• **Records provided**:
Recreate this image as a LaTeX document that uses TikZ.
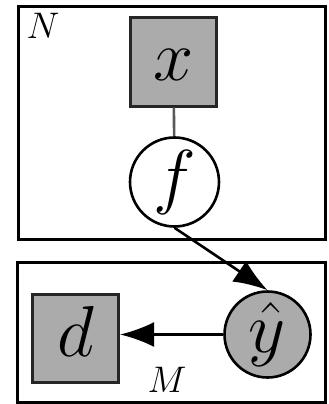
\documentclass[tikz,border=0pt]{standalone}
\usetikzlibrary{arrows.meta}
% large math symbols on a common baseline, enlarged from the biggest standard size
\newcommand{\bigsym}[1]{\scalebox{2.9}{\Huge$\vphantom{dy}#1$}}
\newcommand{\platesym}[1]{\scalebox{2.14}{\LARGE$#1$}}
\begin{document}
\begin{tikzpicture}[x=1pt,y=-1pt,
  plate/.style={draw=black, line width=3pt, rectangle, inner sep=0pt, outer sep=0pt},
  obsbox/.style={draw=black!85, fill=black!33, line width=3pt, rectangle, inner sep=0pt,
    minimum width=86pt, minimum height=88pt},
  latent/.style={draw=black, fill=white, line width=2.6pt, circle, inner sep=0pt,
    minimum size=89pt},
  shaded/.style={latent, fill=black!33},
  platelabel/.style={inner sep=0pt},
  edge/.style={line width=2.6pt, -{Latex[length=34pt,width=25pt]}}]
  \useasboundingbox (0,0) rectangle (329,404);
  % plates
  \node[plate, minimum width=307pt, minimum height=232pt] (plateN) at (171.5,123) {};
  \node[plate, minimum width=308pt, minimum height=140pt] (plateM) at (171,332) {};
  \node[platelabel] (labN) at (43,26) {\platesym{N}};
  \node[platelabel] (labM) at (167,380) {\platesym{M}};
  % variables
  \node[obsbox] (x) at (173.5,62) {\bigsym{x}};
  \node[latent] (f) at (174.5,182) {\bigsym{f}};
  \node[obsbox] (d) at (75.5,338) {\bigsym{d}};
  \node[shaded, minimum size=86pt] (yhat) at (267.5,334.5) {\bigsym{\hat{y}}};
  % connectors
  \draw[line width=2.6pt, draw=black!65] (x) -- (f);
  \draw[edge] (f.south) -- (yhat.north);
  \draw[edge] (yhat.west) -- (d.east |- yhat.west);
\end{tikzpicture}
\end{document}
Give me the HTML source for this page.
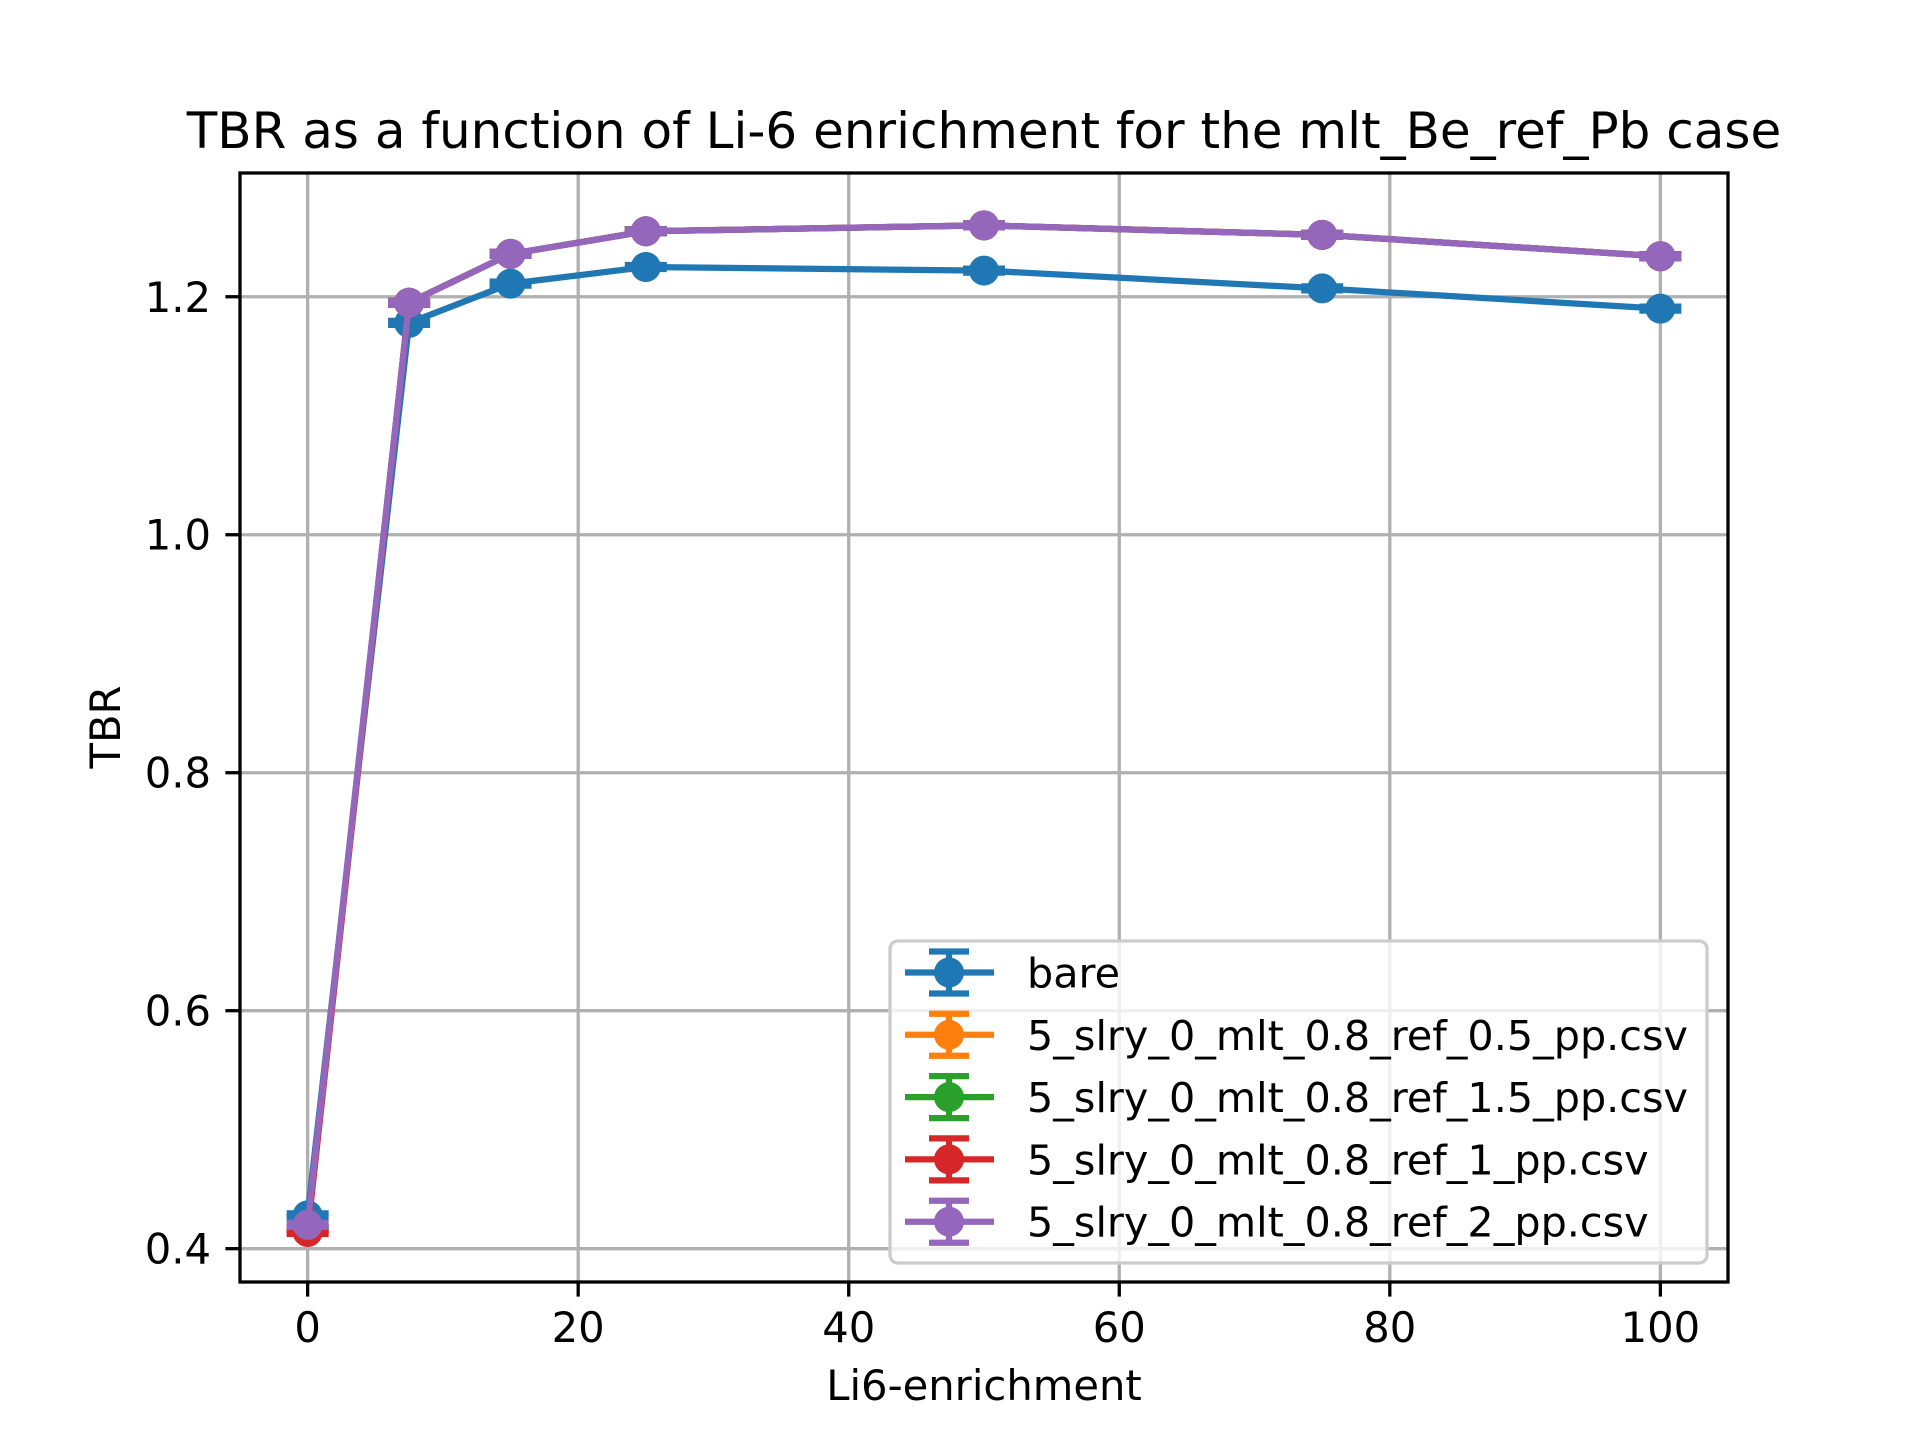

• **Exercise description**:
Output all the records, word for word, with no pictures in the copy.

• **Complete answer**:
Recreate this image as a LaTeX document that uses TikZ.
\documentclass[tikz,border=0pt]{standalone}
\usetikzlibrary{arrows.meta}
% large math symbols on a common baseline, enlarged from the biggest standard size
\newcommand{\bigsym}[1]{\scalebox{2.9}{\Huge$\vphantom{dy}#1$}}
\newcommand{\platesym}[1]{\scalebox{2.14}{\LARGE$#1$}}
\begin{document}
\begin{tikzpicture}[x=1pt,y=-1pt,
  plate/.style={draw=black, line width=3pt, rectangle, inner sep=0pt, outer sep=0pt},
  obsbox/.style={draw=black!85, fill=black!33, line width=3pt, rectangle, inner sep=0pt,
    minimum width=86pt, minimum height=88pt},
  latent/.style={draw=black, fill=white, line width=2.6pt, circle, inner sep=0pt,
    minimum size=89pt},
  shaded/.style={latent, fill=black!33},
  platelabel/.style={inner sep=0pt},
  edge/.style={line width=2.6pt, -{Latex[length=34pt,width=25pt]}}]
  \useasboundingbox (0,0) rectangle (329,404);
  % plates
  \node[plate, minimum width=307pt, minimum height=232pt] (plateN) at (171.5,123) {};
  \node[plate, minimum width=308pt, minimum height=140pt] (plateM) at (171,332) {};
  \node[platelabel] (labN) at (43,26) {\platesym{N}};
  \node[platelabel] (labM) at (167,380) {\platesym{M}};
  % variables
  \node[obsbox] (x) at (173.5,62) {\bigsym{x}};
  \node[latent] (f) at (174.5,182) {\bigsym{f}};
  \node[obsbox] (d) at (75.5,338) {\bigsym{d}};
  \node[shaded, minimum size=86pt] (yhat) at (267.5,334.5) {\bigsym{\hat{y}}};
  % connectors
  \draw[line width=2.6pt, draw=black!65] (x) -- (f);
  \draw[edge] (f.south) -- (yhat.north);
  \draw[edge] (yhat.west) -- (d.east |- yhat.west);
\end{tikzpicture}
\end{document}
Give me the HTML source for this page.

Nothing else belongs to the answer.